Woolton Quarries History
Quarrying in Woolton has taken place in a number of locations: School Lane, Quarry Street and Woolton Hill Road, from where stone was taken for some of Woolton’s finest buildings.
The quarries know as North and South Quarries produced sandstone, most famously latterly for the Liverpool Anglican Cathedral. Quarrying in a major way dates from the early 1800s, with the name of James Rose figuring large, and many local buildings were built in the local stone. When work on the Anglican cathedral was officially finished, the North quarry closed soon after in 1978. 
Just a few buildings made from Woolton stone include Woolton Hall, Stoneleigh, Beaconsfield and Gateacre Grange. There are other quarrying locations as well, notably adjacent to Reynolds Park, in Woolton Hill Road. 
Whereas most sources say that the 'Quarrymen' were named after John Lennon's school. Original member Peter Shotton says that a reason they chose that name is because of the massive stone Quarry in Woolton, situated off Quarry Street. Pete said, "Since our native Woolton was pocked with sandstone quarries, and most of us attended Quarry Bank School, The Quarrymen seemed as good a choice as any." So in that sense, living in the shadow of the quarry, they were also 'Quarrymen'. 
"The area of the north quarry has now been naturally colonised with an extensive array of flora and fauna. In the past 40 years it has been made available at special request for botanical and archaeological research purposes but sadly due to its steep, sheer sides, it is not open to public access"

Having known of the tunnel for a few years, we finally went to check it out whilst in the area.

We had good fun going down the steep slope to the tunnel on a cold frosty morning. Once we entered the tunnel it felt quite humid. It gave a real feeling of stepping into local history and the hard graft undertaken to create it.
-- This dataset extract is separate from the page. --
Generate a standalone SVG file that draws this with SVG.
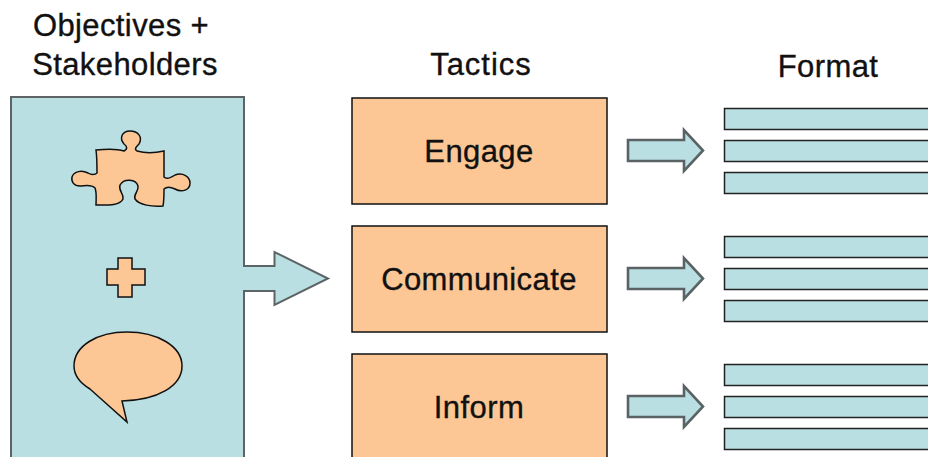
<svg xmlns="http://www.w3.org/2000/svg" width="928" height="457" viewBox="0 0 928 457">
<style>
text{font-family:"Liberation Sans",Arial,sans-serif;fill:#111;stroke:#111;stroke-width:.35;text-anchor:middle;font-size:31px;letter-spacing:.4px}
.b{fill:#b9dfe2;stroke:#222;stroke-width:1.5}
.o{fill:#fdc795;stroke:#111;stroke-width:1.5}
.a{fill:#b9dfe2;stroke:#5a6264;stroke-width:2.6;stroke-linejoin:miter}
</style>
<rect width="928" height="457" fill="#fff"/>
<g id="heading-objectives"><text x="121" y="36">Objectives +</text><text x="125" y="75">Stakeholders</text></g>
<g id="heading-tactics"><text x="481" y="75" style="letter-spacing:1px">Tactics</text></g>
<g id="heading-format"><text x="828" y="77">Format</text></g>
<g id="objectives">
<path d="M11 97H244V266H274.500V252L328 278.500L274.500 305V291H244V458H11Z" fill="#b9dfe2" stroke="none"/>
<path d="M11 458V97H244V266H274.500V252L328 278.500L274.500 305V291H244V458" fill="none" stroke="#5c6466" stroke-width="2"/>
<path id="puzzle" class="o" d="M96 150C105 149 118 149 124 151C128 149 127 146 124 144C119 138 122 131 130 131C138 131 143 137 139 144C136 147 134 149 137 151C144 153 155 153 164 151C164 160 164 170 164 177C167 180 172 177 175 175C183 172 190 177 190 183C190 190 182 193 175 189C171 187 167 186 164 189C164 195 164 201 163 206C152 207 139 205 135 199C133 194 139 192 138 186C136 179 124 178 120 185C118 191 124 193 123 199C120 206 106 205 96 205C96 199 97 193 95 188C91 184 85 186 80 186C74 186 71 182 72 177C74 171 82 170 88 173C91 175 95 175 97 173C97 165 97 157 96 150Z"/>
<path id="plus" class="o" d="M118 258H132V269H145V285H132V297H118V285H107V269H118Z"/>
<path id="speech" class="o" d="M127 332C157 332 182 346 182 366C182 386 158 400 122 401L127 422L90 389C80 383 74 375 74 366C74 346 97 332 127 332Z"/>
</g>
<g id="engage"><rect class="o" x="352" y="98" width="255" height="106"/><text x="479" y="162">Engage</text></g>
<g id="communicate"><rect class="o" x="352" y="226" width="255" height="106"/><text x="479" y="290">Communicate</text></g>
<g id="inform"><path class="o" d="M352 458V354H607V458"/><text x="479" y="418">Inform</text></g>
<g id="connectors">
<path class="a" d="M628 140H684V130L703 150.500L684 171V161H628Z"/>
<path class="a" d="M628 268H684V258L703 278.500L684 299V289H628Z"/>
<path class="a" d="M628 396H684V386L703 406.500L684 427V417H628Z"/>
</g>
<g id="format-engage"><rect class="b" x="724.500" y="108.500" width="210" height="21"/><rect class="b" x="724.500" y="140.500" width="210" height="21"/><rect class="b" x="724.500" y="172.500" width="210" height="21"/></g>
<g id="format-communicate"><rect class="b" x="724.500" y="236.500" width="210" height="21"/><rect class="b" x="724.500" y="268.500" width="210" height="21"/><rect class="b" x="724.500" y="300.500" width="210" height="21"/></g>
<g id="format-inform"><rect class="b" x="724.500" y="364.500" width="210" height="21"/><rect class="b" x="724.500" y="396.500" width="210" height="21"/><rect class="b" x="724.500" y="428.500" width="210" height="21"/></g>
</svg>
Even though it’s not long due to it being blocked off it does make you curious to where it leads to, maybe to the other quarry?
Explored With Georgie.






























The part where the tunnel has been blocked off.




Lots of this loops line the tunnel









Georgie





Near the entrance is this strange arrangement of stones.





Thanks for looking.​


----------



## wherever i may roam (Feb 5, 2012)

Shame there isnt much info on this tunnel,i even rang the City Council to ask what it was once used for was back in August 2010( [ame]http://www.derelictplaces.co.uk/main/showthread.php?t=15991[/ame]) ... but even they couldnt tell me  

Good stuff


----------



## The Cat Crept In (Feb 5, 2012)

Nice pics kev  I still haven't got around to checking this one out, great work.


----------



## kevsy21 (Feb 6, 2012)

wherever i may roam said:


> Shame there isnt much info on this tunnel,i even rang the City Council to ask what it was once used for was back in August 2010( http://www.derelictplaces.co.uk/main/showthread.php?t=15991) ... but even they couldnt tell me
> 
> Good stuff


 
Thanks


The Cat Crept In said:


> Nice pics kev  I still haven't got around to checking this one out, great work.



Thanks you will have to check it out soon,its worth a look.


----------



## johnacky (Feb 7, 2012)

I went down there an explored the tunnel myself, about 14 years ago, and have always wondered where it leads to. great pics.


----------



## kevsy21 (Mar 11, 2012)

johnacky said:


> I went down there an explored the tunnel myself, about 14 years ago, and have always wondered where it leads to. great pics.



The best explanation up to now ive had is that the tunnel use to exit near the gate and it was for the quarry workers to enter the Quarry.But,no evidence has been found of this over the years.


----------